-- Start of DATA SHOWN --

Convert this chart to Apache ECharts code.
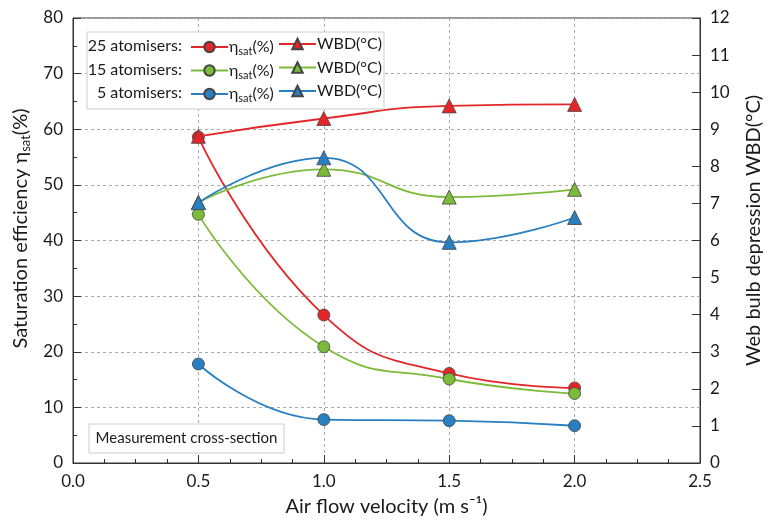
<!DOCTYPE html>
<html>
<head>
<meta charset="utf-8">
<script src="https://cdn.jsdelivr.net/npm/echarts@6/dist/echarts.min.js"></script>
<style>html,body{margin:0;padding:0;background:#fff}#c{width:772px;height:522px}</style>
</head>
<body>
<div id="c"></div>
<script>
const velocity = [0.5, 1.0, 1.5, 2.0];
const eta25 = [58.6, 26.6, 16.1, 13.5];
const eta15 = [44.7, 20.9, 15.1, 12.5];
const eta5  = [17.8, 7.8, 7.6, 6.7];
const wbd25 = [8.81, 9.29, 9.63, 9.67];
const wbd15 = [7.03, 7.92, 7.17, 7.38];
const wbd5  = [7.02, 8.23, 5.95, 6.62];
const leftTicks = [0, 10, 20, 30, 40, 50, 60, 70, 80];
const rightTicks = [0, 1, 2, 3, 4, 5, 6, 7, 8, 9, 10, 11, 12];
const groups = ['25 atomisers:', '15 atomisers:', '5 atomisers:'];

const RED = '#e3262a', GREEN = '#7cbb3a', BLUE = '#2a7fc0';
const FONT = 'Lato';
const pairs = (ys) => velocity.map((x, i) => [x, ys[i]]);

function mk(name, ys, color, axis, symbol) {
  return {
    name, type: 'line', yAxisIndex: axis, smooth: 0.5,
    data: pairs(ys), symbol, symbolSize: symbol === 'circle' ? 12 : 14,
    lineStyle: { color, width: 1.8 },
    itemStyle: { color, borderColor: '#444', borderWidth: 0.8 },
    z: symbol === 'circle' ? 3 : 4
  };
}
const series = [
  mk('e25', eta25, RED, 0, 'circle'),
  mk('e15', eta15, GREEN, 0, 'circle'),
  mk('e5', eta5, BLUE, 0, 'circle'),
  mk('w25', wbd25, RED, 1, 'triangle'),
  mk('w15', wbd15, GREEN, 1, 'triangle'),
  mk('w5', wbd5, BLUE, 1, 'triangle')
];
const richT = {
  a: { fontFamily: FONT, fontSize: 16, color: '#1a1a1a', lineHeight: 20 },
  s: { fontFamily: FONT, fontSize: 11, color: '#1a1a1a', verticalAlign: 'bottom', lineHeight: 20, padding: [10, 0, 0, 0] }
};
const rowY = [46, 69.5, 93];
function legend(row, name, left) {
  return {
    left, top: rowY[row] - 10, padding: 0,
    itemWidth: 37, itemHeight: 13, itemGap: 0,
    data: [name], selectedMode: false, z: 6,
    formatter: n => n[0] === 'e' ? '{a|η}{s|sat}{a|(%)}' : '{a|WBD(°C)}',
    textStyle: { rich: richT, padding: [0, 0, 0, -4] }
  };
}
const legends = [];
[['e25', 'w25'], ['e15', 'w15'], ['e5', 'w5']].forEach((p, i) => {
  legends.push(legend(i, p[0], 190), legend(i, p[1], 278));
});
const chart = echarts.init(document.getElementById('c'));
const axisLab = { fontFamily: FONT, fontSize: 17, color: '#1a1a1a', margin: 10 };
chart.setOption({
  animation: false,
  grid: { left: 73, right: 59, top: 18, bottom: 55, show: true, borderColor: '#333', borderWidth: 1 },
  xAxis: {
    type: 'value', min: 0, max: 2.5, interval: 0.5,
    name: 'Air flow velocity (m s⁻¹)', nameLocation: 'middle', nameGap: 34,
    nameTextStyle: { fontFamily: FONT, fontSize: 20, color: '#1a1a1a' },
    axisLine: { lineStyle: { color: '#333' } },
    axisTick: { inside: true, length: 8, lineStyle: { color: '#333' } },
    minorTick: { show: true, splitNumber: 4, length: 4, lineStyle: { color: '#333' } },
    axisLabel: { ...axisLab, formatter: v => v.toFixed(1) },
    splitLine: { show: true, lineStyle: { color: '#aaa', type: [3, 3] } }
  },
  yAxis: [{
    type: 'value', min: leftTicks[0], max: leftTicks[leftTicks.length - 1], interval: 10,
    name: '{a|Saturation efficiency η}{s|sat}{a|(%)}', nameLocation: 'middle', nameGap: 38, nameRotate: 90,
    nameTextStyle: { padding: [0, 0, 0, 24], rich: {
      a: { fontFamily: FONT, fontSize: 20, color: '#1a1a1a', lineHeight: 24 },
      s: { fontFamily: FONT, fontSize: 13, color: '#1a1a1a', verticalAlign: 'bottom', lineHeight: 24, padding: [11, 0, 0, 0] } } },
    axisLine: { show: true, lineStyle: { color: '#333' } },
    axisTick: { show: true, inside: true, length: 8, lineStyle: { color: '#333' } },
    minorTick: { show: true, splitNumber: 2, length: 4, lineStyle: { color: '#333' } },
    axisLabel: axisLab,
    splitLine: { show: true, lineStyle: { color: '#aaa', type: [3, 3] } }
  }, {
    type: 'value', min: rightTicks[0], max: rightTicks[rightTicks.length - 1], interval: 1,
    name: 'Web bulb depression WBD(°C)', nameLocation: 'middle', nameGap: 44, nameRotate: 90,
    nameTextStyle: { fontFamily: FONT, fontSize: 20, color: '#1a1a1a', padding: [0, 0, 0, 20] },
    axisLine: { show: true, lineStyle: { color: '#333' } },
    axisTick: { show: true, inside: true, length: 8, lineStyle: { color: '#333' } },
    axisLabel: axisLab,
    splitLine: { show: false }
  }],
  legend: legends,
  graphic: [
    { type: 'rect', z: 5, shape: { x: 87, y: 32, width: 297, height: 77 },
      style: { fill: '#fff', stroke: '#ccc', lineWidth: 1 } },
    ...groups.map((g, i) => ({ type: 'text', z: 6, x: 182, y: rowY[i],
      style: { text: g, fontFamily: FONT, fontSize: 16, fill: '#1a1a1a', align: 'right', verticalAlign: 'middle' } })),
    { type: 'rect', z: 5, shape: { x: 89, y: 424, width: 195, height: 29 },
      style: { fill: '#fff', stroke: '#ccc', lineWidth: 1 } },
    { type: 'text', z: 6, x: 186.5, y: 438.5,
      style: { text: 'Measurement cross-section', fontFamily: FONT, fontSize: 15, fill: '#1a1a1a', align: 'center', verticalAlign: 'middle' } }
  ],
  series
});
</script>
</body>
</html>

-- End of DATA SHOWN --

WHAT YOU HAVE TO DO: Transcribe the listing in full and omit the pictures.

THE RESPONSE:
Convert this chart to Apache ECharts code.
<!DOCTYPE html>
<html>
<head>
<meta charset="utf-8">
<script src="https://cdn.jsdelivr.net/npm/echarts@6/dist/echarts.min.js"></script>
<style>html,body{margin:0;padding:0;background:#fff}#c{width:772px;height:522px}</style>
</head>
<body>
<div id="c"></div>
<script>
const velocity = [0.5, 1.0, 1.5, 2.0];
const eta25 = [58.6, 26.6, 16.1, 13.5];
const eta15 = [44.7, 20.9, 15.1, 12.5];
const eta5  = [17.8, 7.8, 7.6, 6.7];
const wbd25 = [8.81, 9.29, 9.63, 9.67];
const wbd15 = [7.03, 7.92, 7.17, 7.38];
const wbd5  = [7.02, 8.23, 5.95, 6.62];
const leftTicks = [0, 10, 20, 30, 40, 50, 60, 70, 80];
const rightTicks = [0, 1, 2, 3, 4, 5, 6, 7, 8, 9, 10, 11, 12];
const groups = ['25 atomisers:', '15 atomisers:', '5 atomisers:'];

const RED = '#e3262a', GREEN = '#7cbb3a', BLUE = '#2a7fc0';
const FONT = 'Lato';
const pairs = (ys) => velocity.map((x, i) => [x, ys[i]]);

function mk(name, ys, color, axis, symbol) {
  return {
    name, type: 'line', yAxisIndex: axis, smooth: 0.5,
    data: pairs(ys), symbol, symbolSize: symbol === 'circle' ? 12 : 14,
    lineStyle: { color, width: 1.8 },
    itemStyle: { color, borderColor: '#444', borderWidth: 0.8 },
    z: symbol === 'circle' ? 3 : 4
  };
}
const series = [
  mk('e25', eta25, RED, 0, 'circle'),
  mk('e15', eta15, GREEN, 0, 'circle'),
  mk('e5', eta5, BLUE, 0, 'circle'),
  mk('w25', wbd25, RED, 1, 'triangle'),
  mk('w15', wbd15, GREEN, 1, 'triangle'),
  mk('w5', wbd5, BLUE, 1, 'triangle')
];
const richT = {
  a: { fontFamily: FONT, fontSize: 16, color: '#1a1a1a', lineHeight: 20 },
  s: { fontFamily: FONT, fontSize: 11, color: '#1a1a1a', verticalAlign: 'bottom', lineHeight: 20, padding: [10, 0, 0, 0] }
};
const rowY = [46, 69.5, 93];
function legend(row, name, left) {
  return {
    left, top: rowY[row] - 10, padding: 0,
    itemWidth: 37, itemHeight: 13, itemGap: 0,
    data: [name], selectedMode: false, z: 6,
    formatter: n => n[0] === 'e' ? '{a|η}{s|sat}{a|(%)}' : '{a|WBD(°C)}',
    textStyle: { rich: richT, padding: [0, 0, 0, -4] }
  };
}
const legends = [];
[['e25', 'w25'], ['e15', 'w15'], ['e5', 'w5']].forEach((p, i) => {
  legends.push(legend(i, p[0], 190), legend(i, p[1], 278));
});
const chart = echarts.init(document.getElementById('c'));
const axisLab = { fontFamily: FONT, fontSize: 17, color: '#1a1a1a', margin: 10 };
chart.setOption({
  animation: false,
  grid: { left: 73, right: 59, top: 18, bottom: 55, show: true, borderColor: '#333', borderWidth: 1 },
  xAxis: {
    type: 'value', min: 0, max: 2.5, interval: 0.5,
    name: 'Air flow velocity (m s⁻¹)', nameLocation: 'middle', nameGap: 34,
    nameTextStyle: { fontFamily: FONT, fontSize: 20, color: '#1a1a1a' },
    axisLine: { lineStyle: { color: '#333' } },
    axisTick: { inside: true, length: 8, lineStyle: { color: '#333' } },
    minorTick: { show: true, splitNumber: 4, length: 4, lineStyle: { color: '#333' } },
    axisLabel: { ...axisLab, formatter: v => v.toFixed(1) },
    splitLine: { show: true, lineStyle: { color: '#aaa', type: [3, 3] } }
  },
  yAxis: [{
    type: 'value', min: leftTicks[0], max: leftTicks[leftTicks.length - 1], interval: 10,
    name: '{a|Saturation efficiency η}{s|sat}{a|(%)}', nameLocation: 'middle', nameGap: 38, nameRotate: 90,
    nameTextStyle: { padding: [0, 0, 0, 24], rich: {
      a: { fontFamily: FONT, fontSize: 20, color: '#1a1a1a', lineHeight: 24 },
      s: { fontFamily: FONT, fontSize: 13, color: '#1a1a1a', verticalAlign: 'bottom', lineHeight: 24, padding: [11, 0, 0, 0] } } },
    axisLine: { show: true, lineStyle: { color: '#333' } },
    axisTick: { show: true, inside: true, length: 8, lineStyle: { color: '#333' } },
    minorTick: { show: true, splitNumber: 2, length: 4, lineStyle: { color: '#333' } },
    axisLabel: axisLab,
    splitLine: { show: true, lineStyle: { color: '#aaa', type: [3, 3] } }
  }, {
    type: 'value', min: rightTicks[0], max: rightTicks[rightTicks.length - 1], interval: 1,
    name: 'Web bulb depression WBD(°C)', nameLocation: 'middle', nameGap: 44, nameRotate: 90,
    nameTextStyle: { fontFamily: FONT, fontSize: 20, color: '#1a1a1a', padding: [0, 0, 0, 20] },
    axisLine: { show: true, lineStyle: { color: '#333' } },
    axisTick: { show: true, inside: true, length: 8, lineStyle: { color: '#333' } },
    axisLabel: axisLab,
    splitLine: { show: false }
  }],
  legend: legends,
  graphic: [
    { type: 'rect', z: 5, shape: { x: 87, y: 32, width: 297, height: 77 },
      style: { fill: '#fff', stroke: '#ccc', lineWidth: 1 } },
    ...groups.map((g, i) => ({ type: 'text', z: 6, x: 182, y: rowY[i],
      style: { text: g, fontFamily: FONT, fontSize: 16, fill: '#1a1a1a', align: 'right', verticalAlign: 'middle' } })),
    { type: 'rect', z: 5, shape: { x: 89, y: 424, width: 195, height: 29 },
      style: { fill: '#fff', stroke: '#ccc', lineWidth: 1 } },
    { type: 'text', z: 6, x: 186.5, y: 438.5,
      style: { text: 'Measurement cross-section', fontFamily: FONT, fontSize: 15, fill: '#1a1a1a', align: 'center', verticalAlign: 'middle' } }
  ],
  series
});
</script>
</body>
</html>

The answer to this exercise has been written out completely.